“Senza il sì al referendum – ha esordito – non sarebbe partito il piano fabbrica italiano e non avremmo avuto la saturazione della Fma bensì la dissaturazione, cioè la perdita di posti di lavoro”. In termini numerici, qualora avesse vinto il ‘no’, sarebbero state prodotte 900mila auto annue e 300mila motori, numeri che avrebbero decretato il definitivo crollo occupazionale per lo stabilimento irpino nonché una perdita occupazionale globale di 35mila posti di lavoro. “Se tutto procede così come è cominciato – ha continuato Centrella – anche a Pratola si parlerà di turnazioni e straordinari. Per questo invito i dirigenti dell’Ugl a tornare al lavoro, altrimenti il lavoro verrà spostato altrove”. Infatti l’incremento di produzione, previsto a partire dal prossimo settembre, dipenderà molto dall’atteggiamento assunto all’interno dell’azienda: “Toccherà a chi lavora all’interno utilizzare in maniera adeguata l’opportunità che viene offerta. E guai a non approfittare dell’occasione perché, sia chiaro, chi guida Fiat non ama il meridione”.

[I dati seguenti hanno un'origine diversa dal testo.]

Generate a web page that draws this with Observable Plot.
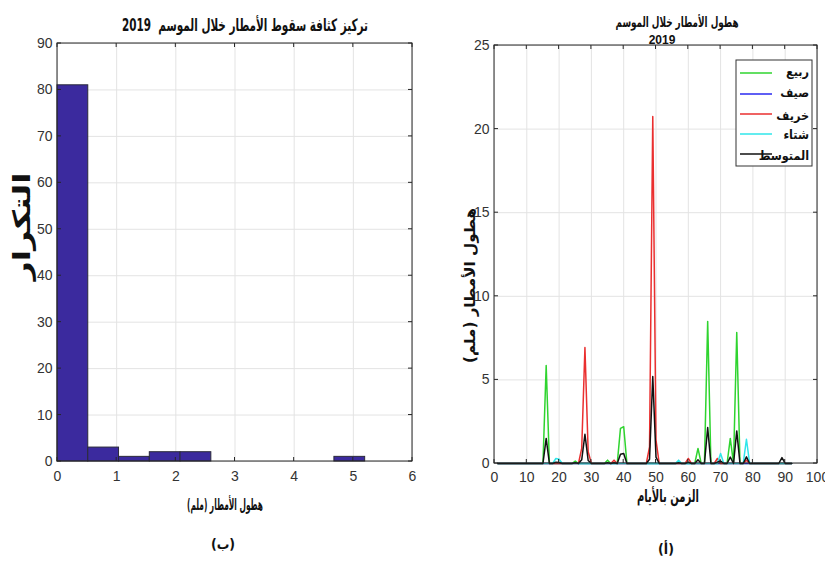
<!DOCTYPE html>
<html lang="ar">
<head>
<meta charset="utf-8">
<script src="https://cdn.jsdelivr.net/npm/d3@7"></script>
<script src="https://cdn.jsdelivr.net/npm/@observablehq/plot@0.6"></script>
<style>
  body { margin: 0; background: #fff; }
  #wrap { position: relative; width: 825px; height: 565px; display: flex; overflow: hidden;
          font-family: "Liberation Sans Narrow", "Liberation Sans", "DejaVu Sans", sans-serif; }
  #wrap svg { display: block; overflow: visible; }
</style>
</head>
<body>
<div id="wrap"></div>
<script>
// ---- Histogram: daily mean rainfall intensity, 2019 season ----
const binStart = [0, 0.52, 1.04, 1.56, 2.08, 2.60, 3.12, 3.64, 4.16, 4.68];
const binEnd   = [0.52, 1.04, 1.56, 2.08, 2.60, 3.12, 3.64, 4.16, 4.68, 5.20];
const binCount = [81, 3, 1, 2, 2, 0, 0, 0, 0, 1];
const histXTicks = [0, 1, 2, 3, 4, 5, 6];
const histYTicks = [0, 10, 20, 30, 40, 50, 60, 70, 80, 90];

// ---- Daily rainfall (mm) per season, days 1..92 ----
const spring = [
  0,0,0,0,0,0,0,0,0,0,
  0,0,0,0,0,5.86,0,0,0,0,
  0,0,0,0,0.15,0,0,0,0,0,
  0,0,0,0,0.2,0,0,0,2.1,2.2,
  0,0,0,0,0,0,0,0,0,0,
  0,0,0,0,0,0,0,0,0,0,
  0,0,0.9,0,0,8.5,0,0,0,0,
  0,0,1.5,0,7.83,0,0,0,0,0,
  0,0,0,0,0,0,0,0,0,0,
  0,0
];
const summer = [
  0,0,0,0,0,0,0,0,0,0,
  0,0,0,0,0,0,0,0,0,0,
  0,0,0,0,0,0,0,0,0,0,
  0,0,0,0,0,0,0,0,0,0,
  0,0,0,0,0,0,0,0,0,0,
  0,0,0,0,0,0,0,0,0,0,
  0,0,0,0,0,0,0,0,0,0,
  0,0,0,0,0,0,0,0,0,0,
  0,0,0,0,0,0,0,0,0,0,
  0,0
];
const autumn = [
  0,0,0,0,0,0,0,0,0,0,
  0,0,0,0,0,0,0,0,0,0,
  0,0,0,0,0,0,0.9,6.94,0.7,0,
  0,0,0,0,0,0,0.2,0,0,0,
  0,0,0,0,0,0,0,1.0,20.75,1.4,
  0,0,0,0,0,0,0,0,0,0.3,
  0,0,0,0,0,0,0,0,0.3,0,
  0,0,0,0,0,0,0,0.2,0,0,
  0,0,0,0,0,0,0,0,0,0,
  0,0
];
const winter = [
  0,0,0,0,0,0,0,0,0,0,
  0,0,0,0,0,0,0,0,0.3,0.25,
  0,0,0,0,0,0,0,0,0,0,
  0,0,0,0,0,0,0,0,0,0,
  0,0,0,0,0,0,0,0,0,0,
  0,0,0,0,0,0,0.2,0,0,0,
  0,0,0,0,0,0,0,0,0,0.6,
  0,0,0,0,0,0,0,1.45,0,0,
  0,0,0,0,0,0,0,0,0,0,
  0,0
];
const seasonMean = [
  0,0,0,0,0,0,0,0,0,0,
  0,0,0,0,0,1.5,0,0,0.08,0.06,
  0,0,0,0,0.04,0,0.22,1.75,0.18,0,
  0,0,0,0,0.05,0,0.05,0,0.55,0.6,
  0,0,0,0,0,0,0,0.25,5.2,0.38,
  0,0,0,0,0,0,0.05,0,0,0.08,
  0,0,0.22,0,0,2.15,0,0,0.08,0.15,
  0,0,0.38,0,1.95,0,0,0.4,0,0,
  0,0,0,0,0,0,0,0,0.35,0,
  0,0
];
const seriesNames  = ["ربيع", "صيف", "خريف", "شتاء", "المتوسط"];
const seriesColors = ["#2fd42f", "#2a2af0", "#ea2f2f", "#2fe6ea", "#111111"];
const seriesValues = [spring, summer, autumn, winter, seasonMean];
const lineXTicks = [0, 10, 20, 30, 40, 50, 60, 70, 80, 90, 100];
const lineYTicks = [0, 5, 10, 15, 20, 25];

// ---- Text ----
const histTitle  = "تركيز كثافة سقوط الأمطار خلال الموسم  2019";
const histYLabel = "التكرار";
const rainLabel  = "هطول الأمطار (ملم)";
const histTag    = "(ب)";
const lineTitle  = "هطول الأمطار خلال الموسم";
const lineYear   = "2019";
const timeLabel  = "الزمن بالأيام";
const lineTag    = "(أ)";

const bins = binStart.map((s, i) => ({start: s, end: binEnd[i], count: binCount[i]}));
const daily = seriesValues.map(vals => vals.map((v, i) => ({day: i + 1, value: v})));

// Arabic strings are wrapped in a right-to-left isolate
const rtl = s => "\u2067" + s + "\u2069";
const arFont = "'DejaVu Sans Condensed', 'DejaVu Sans', sans-serif";

// Boxed axes with inward tick marks on all four sides
function boxFrame(xTicks, yTicks, len = 4) {
  return (index, scales, values, dims) => {
    const {x, y} = scales;
    const L = dims.marginLeft, R = dims.width - dims.marginRight;
    const T = dims.marginTop, B = dims.height - dims.marginBottom;
    const g = d3.create("svg:g").attr("fill", "none").attr("stroke", "#262626").attr("stroke-width", 1);
    for (const t of xTicks) {
      const px = x(t);
      g.append("line").attr("x1", px).attr("x2", px).attr("y1", B).attr("y2", B - len);
      g.append("line").attr("x1", px).attr("x2", px).attr("y1", T).attr("y2", T + len);
    }
    for (const t of yTicks) {
      const py = y(t);
      g.append("line").attr("x1", L).attr("x2", L + len).attr("y1", py).attr("y2", py);
      g.append("line").attr("x1", R).attr("x2", R - len).attr("y1", py).attr("y2", py);
    }
    g.append("rect").attr("x", L).attr("y", T).attr("width", R - L).attr("height", B - T);
    return g.node();
  };
}

// Legend box pinned inside the top-right corner of the frame
function legendBox(names, colors) {
  const w = 76, h = 106, inRight = 5, inTop = 15;
  const lineY = [13, 34, 54, 74, 94];
  const textY = [12, 33, 56, 75, 96];
  return (index, scales, values, dims) => {
    const x0 = dims.width - dims.marginRight - inRight - w;
    const y0 = dims.marginTop + inTop;
    const g = d3.create("svg:g");
    g.append("rect").attr("x", x0).attr("y", y0).attr("width", w).attr("height", h)
      .attr("fill", "#fff").attr("stroke", "#333").attr("stroke-width", 1);
    names.forEach((name, k) => {
      g.append("line").attr("x1", x0 + 4).attr("x2", x0 + 36)
        .attr("y1", y0 + lineY[k]).attr("y2", y0 + lineY[k])
        .attr("stroke", colors[k]).attr("stroke-width", 1.5);
      g.append("text").attr("x", x0 + w - 3).attr("y", y0 + textY[k])
        .attr("text-anchor", "end").attr("dy", "0.35em")
        .attr("font-family", arFont).attr("font-weight", "bold").attr("font-size", 12.5)
        .attr("fill", "#111").text(name);
    });
    return g.node();
  };
}

// Squeeze a rendered label to a set width (narrow, tall lettering)
function fitText(svg, str, len) {
  d3.select(svg).selectAll("text")
    .filter(function() { return this.textContent === str; })
    .attr("textLength", len).attr("lengthAdjust", "spacingAndGlyphs");
}

const baseStyle = {fontFamily: "'Liberation Sans Narrow', 'Liberation Sans', 'DejaVu Sans', sans-serif",
                   fontSize: "14px", color: "#333", background: "#fff", overflow: "visible"};
const label = {fontWeight: "bold", fontFamily: arFont, fill: "#111", textAnchor: "middle", text: d => d};

// ---- Left panel: histogram ----
const hist = Plot.plot({
  width: 440, height: 565,
  marginLeft: 57, marginRight: 28, marginTop: 43, marginBottom: 104,
  style: baseStyle,
  x: {domain: [0, 6]},
  y: {domain: [0, 90]},
  marks: [
    Plot.gridX(histXTicks, {stroke: "#e3e3e3", strokeOpacity: 1}),
    Plot.gridY(histYTicks, {stroke: "#e3e3e3", strokeOpacity: 1}),
    Plot.rectY(bins, {x1: "start", x2: "end", y: "count", fill: "#3b2a9e", stroke: "#2a2a3a", strokeWidth: 1}),
    boxFrame(histXTicks, histYTicks),
    Plot.axisX(histXTicks, {tickSize: 0, tickPadding: 10, label: null}),
    Plot.axisY(histYTicks, {tickSize: 0, tickPadding: 5, label: null}),
    Plot.text([rtl(histTitle)],  {...label, frameAnchor: "top", dx: 10, dy: -25, fontSize: 17}),
    Plot.text([rtl(histYLabel)], {...label, frameAnchor: "left", dx: -35, dy: -26, rotate: -90, fontSize: 24}),
    Plot.text([rtl(rainLabel)],  {...label, frameAnchor: "bottom", dx: -10, dy: 48, fontSize: 16}),
    Plot.text([rtl(histTag)],    {...label, frameAnchor: "bottom", dx: -12, dy: 87, fontSize: 14})
  ]
});
fitText(hist, rtl(histTitle), 246);
fitText(hist, rtl(histYLabel), 108);
fitText(hist, rtl(rainLabel), 76);

// ---- Right panel: daily rainfall by season ----
const lines = Plot.plot({
  width: 385, height: 565,
  marginLeft: 54, marginRight: 8, marginTop: 45, marginBottom: 102,
  style: baseStyle,
  x: {domain: [0, 100]},
  y: {domain: [0, 25]},
  marks: [
    Plot.gridX(lineXTicks, {stroke: "#e3e3e3", strokeOpacity: 1}),
    Plot.gridY(lineYTicks, {stroke: "#e3e3e3", strokeOpacity: 1}),
    ...daily.map((rows, k) => Plot.line(rows, {x: "day", y: "value", stroke: seriesColors[k], strokeWidth: 1.5})),
    boxFrame(lineXTicks, lineYTicks),
    Plot.axisX(lineXTicks, {tickSize: 0, tickPadding: 9, label: null}),
    Plot.axisY(lineYTicks, {tickSize: 0, tickPadding: 5, label: null}),
    legendBox(seriesNames, seriesColors),
    Plot.text([rtl(lineTitle)], {...label, frameAnchor: "top", dx: 21, dy: -28, fontSize: 14}),
    Plot.text([lineYear],       {...label, fontFamily: undefined, frameAnchor: "top", dx: 6, dy: -10, fontSize: 12}),
    Plot.text([rtl(rainLabel)], {...label, frameAnchor: "left", dx: -24, dy: 31, rotate: -90, fontSize: 15}),
    Plot.text([rtl(timeLabel)], {...label, frameAnchor: "bottom", dx: 12, dy: 38, fontSize: 17}),
    Plot.text([rtl(lineTag)],   {...label, frameAnchor: "bottom", dx: 10, dy: 90, fontSize: 14})
  ]
});
fitText(lines, rtl(lineTitle), 123);
fitText(lines, rtl(rainLabel), 155);
fitText(lines, rtl(timeLabel), 62);

document.getElementById("wrap").append(hist, lines);
</script>
</body>
</html>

Centrella, inoltre, ha puntato l’indiche anche verso chi, nelle ultime ore, ha sollevato l’incostituzionalità dell’accordo: “Il piano – ha replicato – non toglie agibilità bensì pone condizioni di maggiore flessibilità”.
L’attenzione del segretario nazionale Ugl non poteva inoltre prescindere dalla posizione assunta dalla politica definita “distante dal mondo del lavoro”.
“C’è bisogno di capire che oggi siamo in un contesto di lenta ripresa quindi è proprio questo il momento di agire altrimenti rimarremo fuori da ogni ipotesi di sviluppo e la provincia di Avellino continuerà a rimanere povera”. L’invito è quello di creare infrastrutture in un territorio dove ogni area industriale appare relegata in angoli irraggiungibili, ‘scomodi’ da un punto di vista logistico ed organizzativo. “Non abbiamo strutture né terreno in cui costruire e far proliferare un indotto valido. E tutto questo è oltremodo pregiudizievole”.